We went upriver on the African Queen (you knew at some point there was a reason to mention the movie; not THE African Queen, but An African Queen) to Murchison Falls (Headline: Murchison Falls but no one was hurt), the 200 or so foot high waterfall that gives the park its name. Docking near the falls, we hiked about 2 miles to the summit where we could overlook the falls, a powerful cascade that is one of many obstacles on the river’s journey to the delta around Alexandria. That was our hike for the day.
Returning to the Lodge, we had a speaker from the Uganda Wildlife Administration, who told us something about the history of conservation in Uganda, and the challenges he faces in running the area. Conservation/tourism is important to the economy (it’s the biggest business in the world); ¼ of the nation is in either national parks or reservations. Ironically, in the 1950s, Uganda’s parks had more visitors than any other park in Africa. The disastrous poaching civil wars, as I mentioned, killed people and animals. For example, the herd of 14000 elephants dwindled to 300; it’s now about 1400. One challenge to this park is that commercially viable oil deposits have been found under the park, and, like so many similar areas around the world, the extraction (if it happens) needs to be monitored carefully. He described meetings and agreements that were designed to extract but protect; one feature I remembered is that a pipeline connected to a refinery would have to be underground—those same elephants would crush it. He also discussed, and we ran across an armed patrol on one of our game drives. He said it’s become less of a problem because many countries have banned the importation of ivory.
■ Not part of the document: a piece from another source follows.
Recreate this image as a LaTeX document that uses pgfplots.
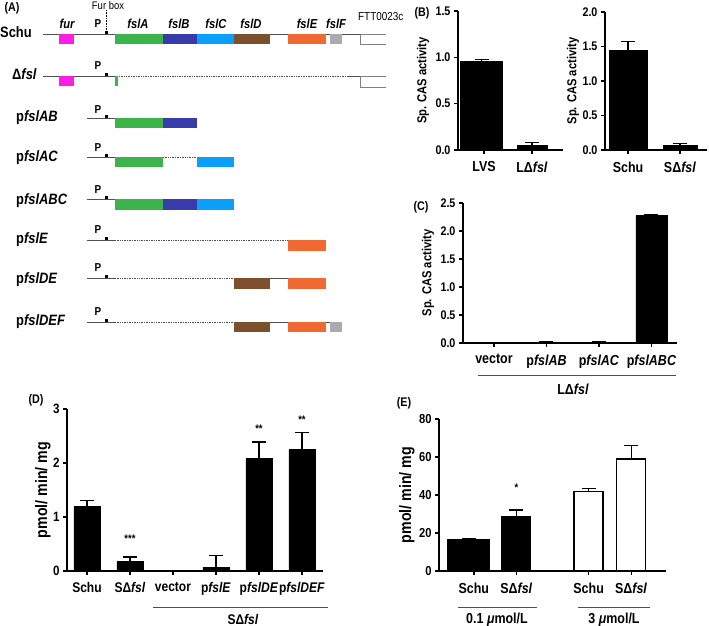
\documentclass[border=0pt]{standalone}
\usepackage{fontspec}
\setmainfont{Liberation Sans}[FakeStretch=0.86]
\usepackage{pgfplots}
\pgfplotsset{compat=1.18}
\definecolor{cfur}{RGB}{250,30,230}
\definecolor{cA}{RGB}{60,180,75}
\definecolor{cB}{RGB}{55,60,170}
\definecolor{cC}{RGB}{10,160,250}
\definecolor{cD}{RGB}{125,80,45}
\definecolor{cE}{RGB}{240,105,50}
\definecolor{cF}{RGB}{170,170,175}
\definecolor{cline}{RGB}{80,80,80}
\newcommand{\fs}[1]{\fontsize{#1}{#1}\selectfont}
\newcommand{\gene}[5]{\addplot[fill=#1,draw=none,mark=none] coordinates {(#2,#4) (#3,#4) (#3,#5) (#2,#5)} --cycle;}
\newcommand{\sline}[3]{\addplot[cline,line width=0.8pt,mark=none] coordinates {(#1,#3) (#2,#3)};}
\newcommand{\dline}[3]{\addplot[cline,line width=0.7pt,densely dotted,mark=none] coordinates {(#1,#3) (#2,#3)};}
\newcommand{\prom}[1]{\addplot[only marks,mark=square*,mark size=1.3pt,black] coordinates {(106,#1)};}
\pgfplotsset{
  prism/.style={
    scale only axis, clip=false,
    axis x line*=bottom, axis y line*=left,
    axis line style={line width=1.8pt,-},
    major tick style={line width=1.3pt,black},
    tick align=outside, major tick length=4pt,
    ymin=0,
    /pgf/number format/assume math mode=true,
    yticklabel style={font=\fs{12.5}\bfseries},
    xticklabel style={font=\fs{14.5}\bfseries, yshift=-4pt},
    every axis y label/.style={at={(axis description cs:#1,0.5)},rotate=90,anchor=center,font=\fs{13}\bfseries},
  },
  onedec/.style={yticklabel style={/pgf/number format/.cd,fixed,fixed zerofill,precision=1}},
  bk/.style={ybar, bar shift=0pt, bar width=#1, fill=black, draw=black, line width=0.8pt,
    error bars/.cd, y dir=plus, y explicit,
    error bar style={line width=1.2pt,black},
    error mark options={rotate=90, mark size=7pt, line width=1.2pt, black}},
  wh/.style={ybar, bar shift=0pt, bar width=#1, fill=white, draw=black, line width=1.6pt,
    error bars/.cd, y dir=plus, y explicit,
    error bar style={line width=1.2pt,black},
    error mark options={rotate=90, mark size=7pt, line width=1.2pt, black}},
}
\begin{document}
\begin{tikzpicture}
\path[use as bounding box, fill=white] (0pt,0pt) rectangle (709pt,-626pt);

% ---------------- Panel A ----------------
\begin{axis}[at={(0pt,0pt)}, anchor=north west, scale only axis, width=400pt, height=340pt,
  xmin=0, xmax=400, ymin=0, ymax=340, y dir=reverse, axis lines=none, clip=false]
% Schu
\sline{43}{360}{34}
\gene{cfur}{59}{74}{34}{44}
\gene{cA}{115}{163}{34}{44}
\gene{cB}{163}{197}{34}{44}
\gene{cC}{197}{234}{34}{44}
\gene{cD}{234}{270}{34}{44}
\gene{cE}{288}{326}{34}{44}
\gene{cF}{330}{342}{34}{44}
\addplot[gray,line width=0.8pt,mark=none] coordinates {(386,34) (360,34) (360,44) (386,44)};
\addplot[black,line width=0.6pt,densely dotted,mark=none] coordinates {(106,10) (106,32)};
\prom{32}
% Delta fsl
\sline{43}{116}{76}
\dline{119}{347}{76}
\sline{347}{360}{76}
\gene{cfur}{59}{74}{76}{86}
\gene{cA}{115}{118}{76}{86}
\addplot[gray,line width=0.8pt,mark=none] coordinates {(386,76) (360,76) (360,87) (386,87)};
\prom{74}
% pfslAB
\sline{87}{115}{118}
\gene{cA}{115}{163}{118}{128}
\gene{cB}{163}{197}{118}{128}
\prom{116}
% pfslAC
\sline{87}{115}{157}
\gene{cA}{115}{163}{157}{167}
\dline{163}{197}{157}
\gene{cC}{197}{234}{157}{167}
\prom{155}
% pfslABC
\sline{87}{115}{199}
\gene{cA}{115}{163}{199}{210}
\gene{cB}{163}{197}{199}{210}
\gene{cC}{197}{234}{199}{210}
\prom{197}
% pfslE
\sline{87}{115}{240}
\dline{115}{288}{240}
\gene{cE}{288}{326}{240}{251}
\prom{238}
% pfslDE
\sline{87}{115}{278}
\dline{115}{234}{278}
\sline{270}{288}{278}
\gene{cD}{234}{270}{278}{289}
\gene{cE}{288}{326}{278}{289}
\prom{276}
% pfslDEF
\sline{87}{115}{322}
\dline{115}{234}{322}
\sline{270}{330}{322}
\gene{cD}{234}{270}{322}{332}
\gene{cE}{288}{326}{322}{332}
\gene{cF}{330}{342}{322}{332}
\prom{320}
\end{axis}
% Panel A text
\begin{scope}[every node/.style={inner sep=0pt}]
\node[font=\fs{12.5}\bfseries] at (12pt,-8pt) {(A)};
\node[font=\fs{11}] at (108pt,-6pt) {Fur box};
\node[font=\fs{11.5}, anchor=west] at (358pt,-17pt) {FTT0023c};
\foreach \x/\t in {67/fur,138/fslA,179/fslB,216/fslC,251/fslD,307/fslE,336/fslF}
  \node[font=\fs{13}\bfseries\itshape] at (\x pt,-24pt) {\t};
\foreach \y in {24,66,110,148,190,230,268,312}
  \node[font=\fs{11.5}\bfseries] at (98pt,-\y pt) {P};
\node[font=\fs{15}\bfseries, anchor=west] at (0pt,-32pt) {Schu};
\node[font=\fs{15}\bfseries, anchor=west] at (12pt,-74pt) {Δ\textit{fsl}};
\node[font=\fs{15}\bfseries, anchor=west] at (16pt,-118pt) {p\textit{fslAB}};
\node[font=\fs{15}\bfseries, anchor=west] at (16pt,-158pt) {p\textit{fslAC}};
\node[font=\fs{15}\bfseries, anchor=west] at (16pt,-201pt) {p\textit{fslABC}};
\node[font=\fs{15}\bfseries, anchor=west] at (16pt,-240pt) {p\textit{fslE}};
\node[font=\fs{15}\bfseries, anchor=west] at (16pt,-280pt) {p\textit{fslDE}};
\node[font=\fs{15}\bfseries, anchor=west] at (16pt,-322pt) {p\textit{fslDEF}};
% panel letters
\node[font=\fs{12.5}\bfseries] at (422pt,-13pt) {(B)};
\node[font=\fs{12.5}\bfseries] at (421pt,-207pt) {(C)};
\node[font=\fs{12.5}\bfseries] at (36pt,-400pt) {(D)};
\node[font=\fs{12.5}\bfseries] at (404pt,-403pt) {(E)};
\end{scope}

% ---------------- Panel B left ----------------
\begin{axis}[prism=-0.333, onedec, at={(458pt,-150pt)}, anchor=south west, width=105pt, height=139pt,
  xmin=-0.542, xmax=1.646, ymax=1.5, ytick={0,0.5,1,1.5},
  xtick={0,1}, xticklabels={LVS, LΔ\textit{fsl}},
  ylabel={Sp. CAS activity}]
\addplot[bk=42pt] coordinates {(-0.05,0.96) +- (0,0.02)};
\addplot[bk=30pt] coordinates {(1,0.05) +- (0,0.035)};
\end{axis}

% ---------------- Panel B right ----------------
\begin{axis}[prism=-0.314, onedec, at={(605pt,-150pt)}, anchor=south west, width=102pt, height=138pt,
  xmin=-0.442, xmax=1.519, ymax=2.0, ytick={0,0.5,1,1.5,2},
  xtick={0,1}, xticklabels={Schu, SΔ\textit{fsl}},
  ylabel={Sp. CAS activity}]
\addplot[bk=38pt] coordinates {(0,1.45) +- (0,0.12)};
\addplot[bk=34pt] coordinates {(1,0.07) +- (0,0.025)};
\end{axis}

% ---------------- Panel C ----------------
\begin{axis}[prism=-0.164, onedec, at={(463pt,-343pt)}, anchor=south west, width=214pt, height=140pt,
  xmin=-0.59, xmax=3.486, ymax=2.5, ytick={0,0.5,1,1.5,2,2.5},
  xtick={0,1,2,3}, xticklabels={vector, p\textit{fslAB}, p\textit{fslAC}, p\textit{fslABC}},
  ylabel={Sp. CAS activity}]
\addplot[bk=31pt] coordinates {(1,0.015) +- (0,0.01) (2,0.015) +- (0,0.01) (3,2.27) +- (0,0.025)};
\end{axis}
\draw[cline,line width=0.8pt] (478pt,-375pt) -- (676pt,-375pt);
\node[font=\fs{14.5}\bfseries] at (573pt,-389pt) {LΔ\textit{fsl}};

% ---------------- Panel D ----------------
\begin{axis}[prism=-0.094, at={(67pt,-571pt)}, anchor=south west, width=256pt, height=162pt,
  xmin=-0.465, xmax=5.49, ymax=3, ytick={0,1,2,3},
  yticklabel style={font=\fs{13.5}\bfseries},
  xtick={0,1,2,3,4,5}, xticklabels={Schu, SΔ\textit{fsl}, vector, p\textit{fslE}, p\textit{fslDE}, p\textit{fslDEF}},
  xticklabel style={font=\fs{14}\bfseries},
  every axis y label/.append style={font=\fs{16.5}\bfseries},
  ylabel={pmol/ min/ mg}]
\addplot[bk=26pt] coordinates {(0,1.19) +- (0,0.12) (1,0.17) +- (0,0.09) (3,0.07) +- (0,0.22) (4,2.08) +- (0,0.31) (5,2.25) +- (0,0.31)};
\node[font=\fs{11}\bfseries] at (axis cs:1,0.6) {***};
\node[font=\fs{11}\bfseries] at (axis cs:4,2.64) {**};
\node[font=\fs{11}\bfseries] at (axis cs:5,2.8) {**};
\end{axis}
\draw[cline,line width=0.8pt] (153pt,-607pt) -- (328pt,-607pt);
\node[font=\fs{14}\bfseries] at (243pt,-619pt) {SΔ\textit{fsl}};

% ---------------- Panel E ----------------
\begin{axis}[prism=-0.141, at={(439pt,-571pt)}, anchor=south west, width=227pt, height=152pt,
  xmin=-0.82, xmax=4.52, ymax=80, ytick={0,20,40,60,80},
  yticklabel style={font=\fs{13}\bfseries},
  xtick={0,1,2.7,3.7}, xticklabels={Schu, SΔ\textit{fsl}, Schu, SΔ\textit{fsl}},
  xticklabel style={font=\fs{14.5}\bfseries},
  every axis y label/.append style={font=\fs{16.5}\bfseries},
  ylabel={pmol/ min/ mg}]
\addplot[bk=42pt] coordinates {(-0.12,16.7) +- (0,0.5)};
\addplot[bk=29pt] coordinates {(1,29) +- (0,3.1)};
\addplot[wh=29pt] coordinates {(2.7,41.8) +- (0,1.7) (3.7,58.8) +- (0,7.1)};
\node[font=\fs{11}\bfseries] at (axis cs:1,44) {*};
\end{axis}
\draw[cline,line width=0.8pt] (458pt,-607pt) -- (537pt,-607pt);
\draw[cline,line width=0.8pt] (578pt,-607pt) -- (650pt,-607pt);
\node[font=\fs{14.5}\bfseries] at (497pt,-620pt) {0.1 \textit{μ}mol/L};
\node[font=\fs{14.5}\bfseries] at (614pt,-620pt) {3 \textit{μ}mol/L};
\end{tikzpicture}
\end{document}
On our way back to Kampala, we got another taste of the biodiversity of Murchison Falls National Park, and we continued to work on our Mammals, Nature and Environmental Science badges with a visit to a jungle for a chimpanzee trek. Donning rubber boots, we plunged into a dense jungle; the object—the sighting of our closest relatives. For about an hour, our guide took us through the brush looking for the chimps. I was afraid all we’d get for our troubles were pictures of knuckle prints on the ground (that’s how they travel). Suddenly I heard a racket that I thought was some inconsiderate student group—that’s what it sounded like. There was also a thump, like a chimpanzee thumping his chest. We headed toward where the guide thought they were moving, when, lo and behold, we spotted three or four. One ran across the floor of the jungle in front of us, and when I get the video, I’ll put it on Facebook, but spent the better part of the next two hours, craning to get a glimpse of the mammals in the treetops. You could tell where they were from moving branches, falling leaves, and the sounds.
I saw a little one. You might say he was a chimp off the old block. Oh, you don’t have to. I did.